Set task:
Copy out the material below in full, but not its images.

Given information:
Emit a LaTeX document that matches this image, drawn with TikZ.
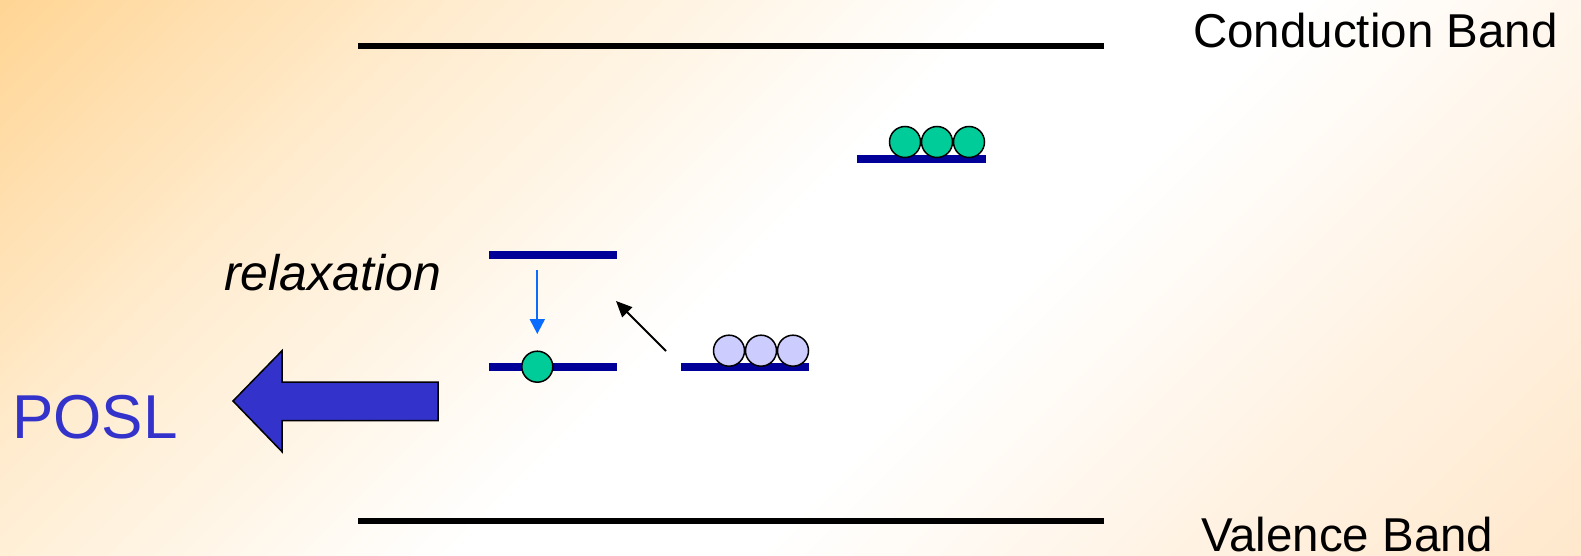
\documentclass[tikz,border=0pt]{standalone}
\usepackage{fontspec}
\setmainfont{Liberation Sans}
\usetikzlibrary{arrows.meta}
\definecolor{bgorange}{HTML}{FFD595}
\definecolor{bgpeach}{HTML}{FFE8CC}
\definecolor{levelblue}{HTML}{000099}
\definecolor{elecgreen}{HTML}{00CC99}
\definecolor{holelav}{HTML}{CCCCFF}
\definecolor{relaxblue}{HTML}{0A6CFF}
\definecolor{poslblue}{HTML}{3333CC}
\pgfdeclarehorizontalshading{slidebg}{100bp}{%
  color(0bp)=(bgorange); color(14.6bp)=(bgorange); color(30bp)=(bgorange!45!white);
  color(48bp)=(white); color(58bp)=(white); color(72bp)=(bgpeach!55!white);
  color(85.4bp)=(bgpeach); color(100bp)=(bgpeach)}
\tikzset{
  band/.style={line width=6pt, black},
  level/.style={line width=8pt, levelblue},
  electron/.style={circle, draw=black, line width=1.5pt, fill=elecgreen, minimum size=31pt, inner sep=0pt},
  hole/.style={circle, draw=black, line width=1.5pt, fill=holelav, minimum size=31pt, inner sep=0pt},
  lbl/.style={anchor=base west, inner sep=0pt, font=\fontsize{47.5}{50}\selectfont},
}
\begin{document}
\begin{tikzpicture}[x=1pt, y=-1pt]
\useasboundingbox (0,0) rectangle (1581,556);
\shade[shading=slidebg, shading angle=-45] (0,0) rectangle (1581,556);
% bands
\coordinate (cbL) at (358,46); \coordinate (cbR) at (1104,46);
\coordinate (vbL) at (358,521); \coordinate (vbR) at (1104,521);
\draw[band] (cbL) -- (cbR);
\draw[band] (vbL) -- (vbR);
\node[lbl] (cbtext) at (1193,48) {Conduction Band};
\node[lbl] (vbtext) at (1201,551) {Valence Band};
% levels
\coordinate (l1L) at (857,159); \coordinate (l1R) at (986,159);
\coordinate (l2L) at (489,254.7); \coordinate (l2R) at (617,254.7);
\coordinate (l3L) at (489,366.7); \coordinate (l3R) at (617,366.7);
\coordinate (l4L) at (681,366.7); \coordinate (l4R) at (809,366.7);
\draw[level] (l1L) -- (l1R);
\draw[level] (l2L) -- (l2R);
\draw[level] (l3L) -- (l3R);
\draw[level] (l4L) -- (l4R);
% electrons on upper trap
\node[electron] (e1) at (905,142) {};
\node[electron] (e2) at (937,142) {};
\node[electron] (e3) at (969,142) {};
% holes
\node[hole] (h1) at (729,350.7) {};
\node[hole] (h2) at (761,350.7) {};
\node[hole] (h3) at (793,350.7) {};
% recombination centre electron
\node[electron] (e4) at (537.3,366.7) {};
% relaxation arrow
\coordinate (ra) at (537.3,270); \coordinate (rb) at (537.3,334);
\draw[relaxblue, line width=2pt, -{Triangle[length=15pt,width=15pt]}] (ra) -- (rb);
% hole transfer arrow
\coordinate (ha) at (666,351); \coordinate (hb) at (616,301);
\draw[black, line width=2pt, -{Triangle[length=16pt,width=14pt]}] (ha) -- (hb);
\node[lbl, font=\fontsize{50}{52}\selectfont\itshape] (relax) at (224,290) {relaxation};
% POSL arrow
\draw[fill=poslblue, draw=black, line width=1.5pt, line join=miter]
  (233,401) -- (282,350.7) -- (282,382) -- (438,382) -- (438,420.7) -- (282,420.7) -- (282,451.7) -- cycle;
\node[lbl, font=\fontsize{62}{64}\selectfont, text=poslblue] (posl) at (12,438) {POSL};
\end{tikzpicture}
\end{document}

Answer to the problem:
Emit a LaTeX document that matches this image, drawn with TikZ.
\documentclass[tikz,border=0pt]{standalone}
\usepackage{fontspec}
\setmainfont{Liberation Sans}
\usetikzlibrary{arrows.meta}
\definecolor{bgorange}{HTML}{FFD595}
\definecolor{bgpeach}{HTML}{FFE8CC}
\definecolor{levelblue}{HTML}{000099}
\definecolor{elecgreen}{HTML}{00CC99}
\definecolor{holelav}{HTML}{CCCCFF}
\definecolor{relaxblue}{HTML}{0A6CFF}
\definecolor{poslblue}{HTML}{3333CC}
\pgfdeclarehorizontalshading{slidebg}{100bp}{%
  color(0bp)=(bgorange); color(14.6bp)=(bgorange); color(30bp)=(bgorange!45!white);
  color(48bp)=(white); color(58bp)=(white); color(72bp)=(bgpeach!55!white);
  color(85.4bp)=(bgpeach); color(100bp)=(bgpeach)}
\tikzset{
  band/.style={line width=6pt, black},
  level/.style={line width=8pt, levelblue},
  electron/.style={circle, draw=black, line width=1.5pt, fill=elecgreen, minimum size=31pt, inner sep=0pt},
  hole/.style={circle, draw=black, line width=1.5pt, fill=holelav, minimum size=31pt, inner sep=0pt},
  lbl/.style={anchor=base west, inner sep=0pt, font=\fontsize{47.5}{50}\selectfont},
}
\begin{document}
\begin{tikzpicture}[x=1pt, y=-1pt]
\useasboundingbox (0,0) rectangle (1581,556);
\shade[shading=slidebg, shading angle=-45] (0,0) rectangle (1581,556);
% bands
\coordinate (cbL) at (358,46); \coordinate (cbR) at (1104,46);
\coordinate (vbL) at (358,521); \coordinate (vbR) at (1104,521);
\draw[band] (cbL) -- (cbR);
\draw[band] (vbL) -- (vbR);
\node[lbl] (cbtext) at (1193,48) {Conduction Band};
\node[lbl] (vbtext) at (1201,551) {Valence Band};
% levels
\coordinate (l1L) at (857,159); \coordinate (l1R) at (986,159);
\coordinate (l2L) at (489,254.7); \coordinate (l2R) at (617,254.7);
\coordinate (l3L) at (489,366.7); \coordinate (l3R) at (617,366.7);
\coordinate (l4L) at (681,366.7); \coordinate (l4R) at (809,366.7);
\draw[level] (l1L) -- (l1R);
\draw[level] (l2L) -- (l2R);
\draw[level] (l3L) -- (l3R);
\draw[level] (l4L) -- (l4R);
% electrons on upper trap
\node[electron] (e1) at (905,142) {};
\node[electron] (e2) at (937,142) {};
\node[electron] (e3) at (969,142) {};
% holes
\node[hole] (h1) at (729,350.7) {};
\node[hole] (h2) at (761,350.7) {};
\node[hole] (h3) at (793,350.7) {};
% recombination centre electron
\node[electron] (e4) at (537.3,366.7) {};
% relaxation arrow
\coordinate (ra) at (537.3,270); \coordinate (rb) at (537.3,334);
\draw[relaxblue, line width=2pt, -{Triangle[length=15pt,width=15pt]}] (ra) -- (rb);
% hole transfer arrow
\coordinate (ha) at (666,351); \coordinate (hb) at (616,301);
\draw[black, line width=2pt, -{Triangle[length=16pt,width=14pt]}] (ha) -- (hb);
\node[lbl, font=\fontsize{50}{52}\selectfont\itshape] (relax) at (224,290) {relaxation};
% POSL arrow
\draw[fill=poslblue, draw=black, line width=1.5pt, line join=miter]
  (233,401) -- (282,350.7) -- (282,382) -- (438,382) -- (438,420.7) -- (282,420.7) -- (282,451.7) -- cycle;
\node[lbl, font=\fontsize{62}{64}\selectfont, text=poslblue] (posl) at (12,438) {POSL};
\end{tikzpicture}
\end{document}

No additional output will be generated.